HARRISBURG - Lawyers hired by state Attorney General Kathleen G. Kane to scour thousands of emails on state servers for pornography and other offensive content will be paid up to $880 an hour, according to a contract made public Friday.

HARRISBURG - Lawyers hired by state Attorney General Kathleen G. Kane to scour thousands of emails on state servers for pornography and other offensive content will be paid up to $880 an hour, according to a contract made public Friday.

The compensation for five lawyers who will participate in the review is spelled out in the contract between Kane's office and the Washington law firm of Buckley Sandler. The rates, the lowest of which is $205 an hour, reflect a 15 percent discount from the firm's usual rates.

Kane appointed one of the firm's partners, former Maryland Attorney General Doug Gansler, to lead the review. Gansler said he had agreed to work for roughly $80 an hour, proportional to Kane's $159,000-a-year state salary, although the details of his contract are still being fine-tuned.

Gansler, a Democrat, said approval of the contracts means that the review can start next week, focusing on emails on government computers that date back to 2009. He said the $2 million estimate of the cost of the review was a "best guess" based on preliminary information.

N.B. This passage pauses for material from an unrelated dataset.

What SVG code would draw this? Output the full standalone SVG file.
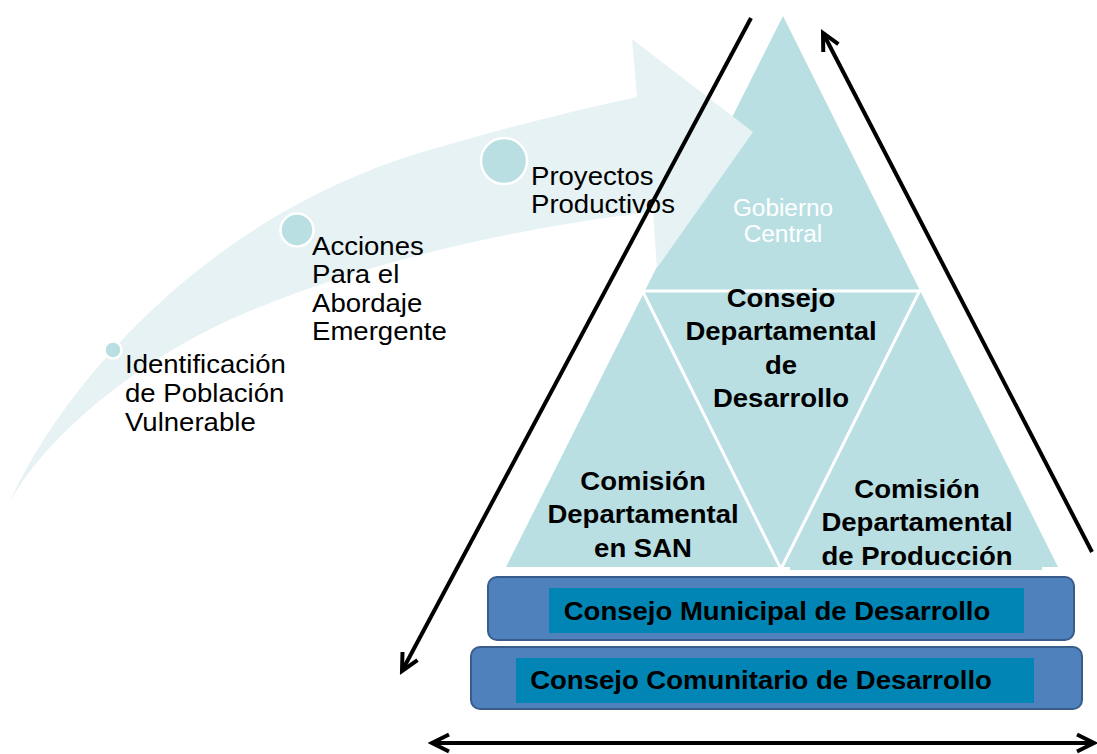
<svg xmlns="http://www.w3.org/2000/svg" width="1097" height="754" viewBox="0 0 1097 754">
<style>
.reg{font-family:"Liberation Sans",Arial,sans-serif;font-size:26px;fill:#000}
.gob{font-family:"Liberation Sans",Arial,sans-serif;font-size:23px;fill:#fff;text-anchor:middle}
.bold{font-family:"Liberation Sans",Arial,sans-serif;font-size:25.5px;font-weight:bold;fill:#000;text-anchor:middle}
.tri{fill:#b9dfe3}
.dot{fill:#b9dfe3;stroke:#fff;stroke-width:2.5}
.sep{stroke:#fff;stroke-width:3;fill:none}
.outer{fill:#4f81bd;stroke:#385d8a;stroke-width:2}
.inner{fill:#0085b5}
.conn{stroke:#000;stroke-width:4;fill:none}
</style>
<defs>
<marker id="ah" viewBox="-22 -12 26 24" refX="0" refY="0" markerWidth="26" markerHeight="24" markerUnits="userSpaceOnUse" orient="auto-start-reverse">
<path d="M-17,-8.5 L0,0 L-17,8.5" fill="none" stroke="#000" stroke-width="4" stroke-linejoin="miter"/>
</marker>
</defs>

<g id="pyramid">
<polygon class="tri" points="783,16 506,567 1058,567"/>
<rect class="tri" x="790" y="558" width="252" height="12"/>
<line class="sep" x1="640" y1="291" x2="925" y2="291"/>
<polyline class="sep" points="643,292 781,569 919,292"/>
</g>

<g id="process-arrow">
<path fill="#e6f2f4" d="M10,502 C50,410 190,215 440,147 Q540,118 637,97 L632,39 L753,132 L657,268 L653,212 C560,222 400,250 260,307 C150,350 50,430 10,502 Z"/>
</g>

<g id="gobierno-central">
<text class="gob" transform="translate(783,216) scale(1.06,1)"><tspan x="0" y="0">Gobierno</tspan><tspan x="0" y="26">Central</tspan></text>
</g>

<g id="step-identificacion">
<circle class="dot" cx="113" cy="350" r="8.5"/>
<text class="reg" transform="translate(125,373) scale(1.06,1)"><tspan x="0" y="0">Identificación</tspan><tspan x="0" y="29">de Población</tspan><tspan x="0" y="58">Vulnerable</tspan></text>
</g>

<g id="step-acciones">
<circle class="dot" cx="297" cy="230" r="16.5"/>
<text class="reg" transform="translate(312,255) scale(1.06,1)"><tspan x="0" y="0">Acciones</tspan><tspan x="0" y="28.3">Para el</tspan><tspan x="0" y="56.6">Abordaje</tspan><tspan x="0" y="85">Emergente</tspan></text>
</g>

<g id="step-proyectos">
<circle class="dot" cx="504" cy="161" r="23"/>
<text class="reg" transform="translate(531,185) scale(1.06,1)"><tspan x="0" y="0">Proyectos</tspan><tspan x="0" y="28">Productivos</tspan></text>
</g>

<g id="consejo-departamental">
<text class="bold" transform="translate(781,307) scale(1.08,1)"><tspan x="0" y="0">Consejo</tspan><tspan x="0" y="33.3">Departamental</tspan><tspan x="0" y="66.6">de</tspan><tspan x="0" y="100">Desarrollo</tspan></text>
</g>

<g id="comision-san">
<text class="bold" transform="translate(643,490) scale(1.08,1)"><tspan x="0" y="0">Comisión</tspan><tspan x="0" y="33.3">Departamental</tspan><tspan x="0" y="66.7">en SAN</tspan></text>
</g>

<g id="comision-produccion">
<text class="bold" transform="translate(917,498) scale(1.08,1)"><tspan x="0" y="0">Comisión</tspan><tspan x="0" y="33.5">Departamental</tspan><tspan x="0" y="67">de Producción</tspan></text>
</g>

<g id="consejo-municipal">
<rect class="outer" x="488" y="577" width="586" height="63" rx="9"/>
<rect class="inner" x="549" y="588" width="475" height="45"/>
<text class="bold" transform="translate(777,620) scale(1.08,1)">Consejo Municipal de Desarrollo</text>
</g>

<g id="consejo-comunitario">
<rect class="outer" x="471" y="647" width="611" height="62" rx="9"/>
<rect class="inner" x="516" y="658" width="518" height="45"/>
<text class="bold" transform="translate(761,689) scale(1.08,1)">Consejo Comunitario de Desarrollo</text>
</g>

<g id="connectors">
<path class="conn" d="M751,18 L402,671" marker-end="url(#ah)"/>
<path class="conn" d="M1092,552 L823,33" marker-end="url(#ah)"/>
<path class="conn" d="M432,743 L1094,743" marker-start="url(#ah)" marker-end="url(#ah)"/>
</g>
</svg>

The team, which will have subpoena and grand jury powers, may prosecute if it finds evidence of any crimes in emails shared by judges, prosecutors and others.

Kane, the first Democrat and first woman to be elected attorney general, is running her office without a law license as she fights unrelated charges of perjury and obstruction for allegedly leaking secret grand jury material to a reporter and then lying about it. The state Supreme Court suspended her license in October and Gov. Wolf, also a Democrat, has called for her to resign.

Last year, Kane uncovered emails that she described as "racist, misogynistic, homophobic, and religiously offensive" when she appointed another outside lawyer to review her predecessors' handling of the child sexual abuse investigation into former Pennsylvania State University assistant football coach Jerry Sandusky.

She has gradually released thousands of emails to reporters and disciplined dozens of people inside her own agency who traded the emails in what has become a far-reaching government scandal.

One state Supreme Court justice, Seamus McCaffery, abruptly retired after his role in "Porngate" became public last year. A sitting justice, J. Michael Eakin, was advised Thursday by the court that rules on judicial misconduct cases that he faces possible suspension over offensive emails he traded with lawyers and others.